** Supplied information **
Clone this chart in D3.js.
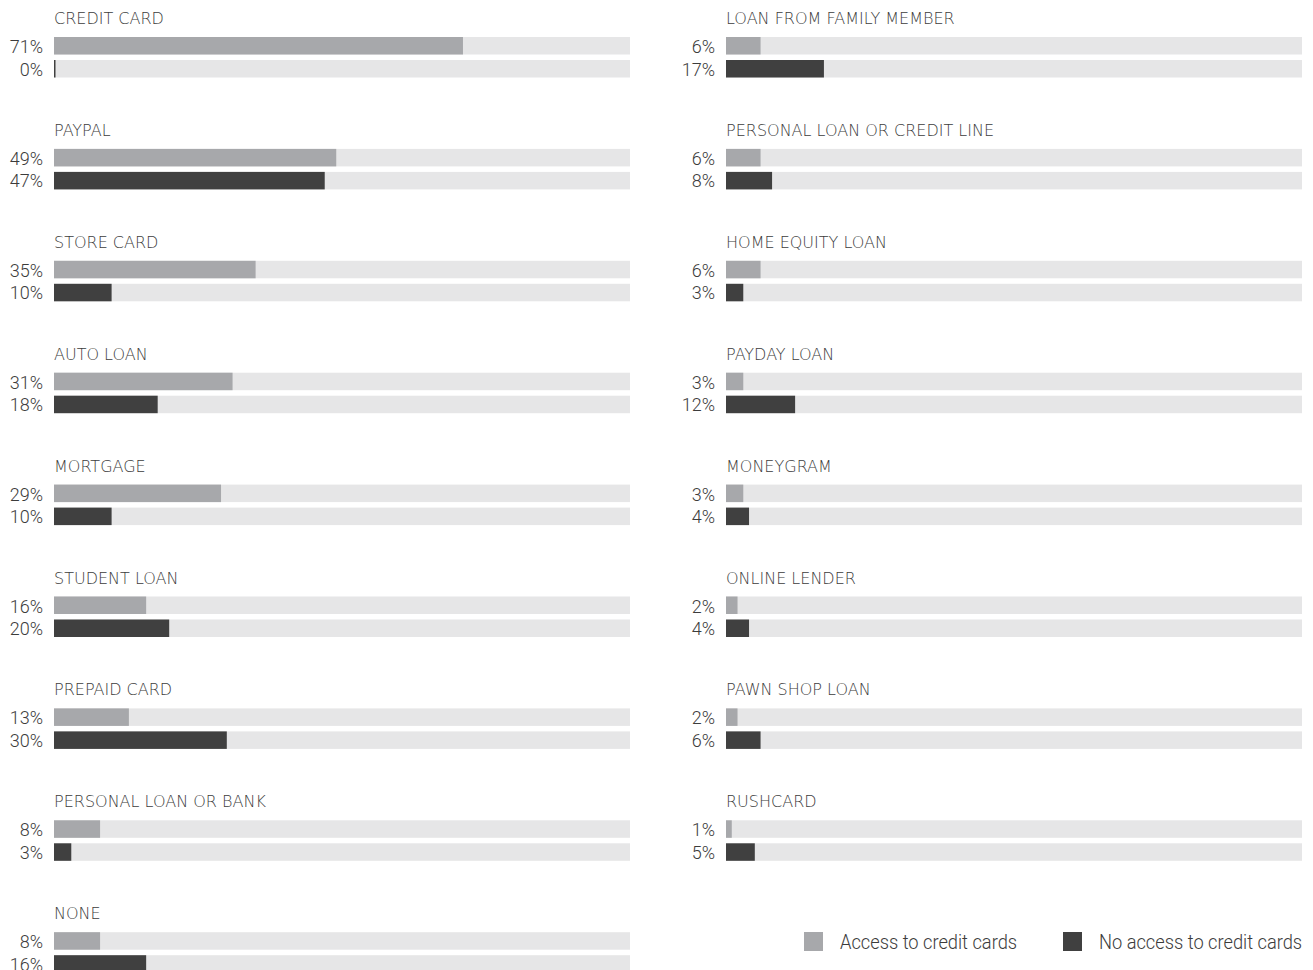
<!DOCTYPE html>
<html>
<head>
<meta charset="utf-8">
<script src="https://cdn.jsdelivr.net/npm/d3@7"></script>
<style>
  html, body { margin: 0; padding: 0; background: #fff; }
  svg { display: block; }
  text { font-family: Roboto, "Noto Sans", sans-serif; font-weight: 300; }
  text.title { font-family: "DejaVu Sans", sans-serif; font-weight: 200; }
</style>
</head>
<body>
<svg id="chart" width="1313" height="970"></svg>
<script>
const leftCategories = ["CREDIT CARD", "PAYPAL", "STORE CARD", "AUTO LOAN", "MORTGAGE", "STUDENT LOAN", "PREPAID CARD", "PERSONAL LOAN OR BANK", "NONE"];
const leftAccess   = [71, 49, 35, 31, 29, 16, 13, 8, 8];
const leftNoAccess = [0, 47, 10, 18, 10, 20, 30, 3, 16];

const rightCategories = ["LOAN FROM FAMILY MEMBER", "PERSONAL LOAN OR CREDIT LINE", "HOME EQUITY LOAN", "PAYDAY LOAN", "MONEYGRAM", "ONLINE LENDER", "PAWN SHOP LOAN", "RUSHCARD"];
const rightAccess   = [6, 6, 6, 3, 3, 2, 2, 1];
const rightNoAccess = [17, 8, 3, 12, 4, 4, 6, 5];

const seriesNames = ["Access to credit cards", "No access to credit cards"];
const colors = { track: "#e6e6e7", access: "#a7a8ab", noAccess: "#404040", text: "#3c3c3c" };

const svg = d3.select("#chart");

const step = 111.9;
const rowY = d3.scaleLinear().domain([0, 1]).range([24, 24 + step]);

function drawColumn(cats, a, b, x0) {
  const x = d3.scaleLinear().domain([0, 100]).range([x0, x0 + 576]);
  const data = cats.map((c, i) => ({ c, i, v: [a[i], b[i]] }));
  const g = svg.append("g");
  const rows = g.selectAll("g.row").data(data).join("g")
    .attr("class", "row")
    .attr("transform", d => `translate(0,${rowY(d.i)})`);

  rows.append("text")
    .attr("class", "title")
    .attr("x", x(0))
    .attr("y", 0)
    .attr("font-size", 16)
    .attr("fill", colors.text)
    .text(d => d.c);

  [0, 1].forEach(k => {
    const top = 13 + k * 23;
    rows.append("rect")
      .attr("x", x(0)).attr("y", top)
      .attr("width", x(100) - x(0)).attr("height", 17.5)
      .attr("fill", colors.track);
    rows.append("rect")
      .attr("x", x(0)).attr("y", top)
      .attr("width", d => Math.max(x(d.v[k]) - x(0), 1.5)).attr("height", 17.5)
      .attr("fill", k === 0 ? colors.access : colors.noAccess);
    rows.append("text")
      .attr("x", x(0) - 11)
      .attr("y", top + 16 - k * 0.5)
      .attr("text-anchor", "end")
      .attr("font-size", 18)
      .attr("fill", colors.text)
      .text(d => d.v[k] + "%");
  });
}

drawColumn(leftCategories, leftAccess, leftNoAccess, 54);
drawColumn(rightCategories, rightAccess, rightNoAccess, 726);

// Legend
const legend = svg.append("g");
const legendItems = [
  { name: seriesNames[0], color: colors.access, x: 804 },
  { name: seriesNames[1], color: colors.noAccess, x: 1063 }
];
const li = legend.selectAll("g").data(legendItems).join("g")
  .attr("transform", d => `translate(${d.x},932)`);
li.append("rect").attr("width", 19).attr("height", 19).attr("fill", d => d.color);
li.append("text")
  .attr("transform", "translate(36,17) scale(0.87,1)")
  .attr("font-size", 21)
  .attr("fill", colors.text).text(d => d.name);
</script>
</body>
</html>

** Directions **
Quote, please, every line of the material above from its start through the line that has "const rowY = d3.scaleLinear().domain([0, 1]).range([24, 24", reproducing the words exactly and dropping any images.

** Reply **
Clone this chart in D3.js.
<!DOCTYPE html>
<html>
<head>
<meta charset="utf-8">
<script src="https://cdn.jsdelivr.net/npm/d3@7"></script>
<style>
  html, body { margin: 0; padding: 0; background: #fff; }
  svg { display: block; }
  text { font-family: Roboto, "Noto Sans", sans-serif; font-weight: 300; }
  text.title { font-family: "DejaVu Sans", sans-serif; font-weight: 200; }
</style>
</head>
<body>
<svg id="chart" width="1313" height="970"></svg>
<script>
const leftCategories = ["CREDIT CARD", "PAYPAL", "STORE CARD", "AUTO LOAN", "MORTGAGE", "STUDENT LOAN", "PREPAID CARD", "PERSONAL LOAN OR BANK", "NONE"];
const leftAccess   = [71, 49, 35, 31, 29, 16, 13, 8, 8];
const leftNoAccess = [0, 47, 10, 18, 10, 20, 30, 3, 16];

const rightCategories = ["LOAN FROM FAMILY MEMBER", "PERSONAL LOAN OR CREDIT LINE", "HOME EQUITY LOAN", "PAYDAY LOAN", "MONEYGRAM", "ONLINE LENDER", "PAWN SHOP LOAN", "RUSHCARD"];
const rightAccess   = [6, 6, 6, 3, 3, 2, 2, 1];
const rightNoAccess = [17, 8, 3, 12, 4, 4, 6, 5];

const seriesNames = ["Access to credit cards", "No access to credit cards"];
const colors = { track: "#e6e6e7", access: "#a7a8ab", noAccess: "#404040", text: "#3c3c3c" };

const svg = d3.select("#chart");

const step = 111.9;
const rowY = d3.scaleLinear().domain([0, 1]).range([24, 24 + step]);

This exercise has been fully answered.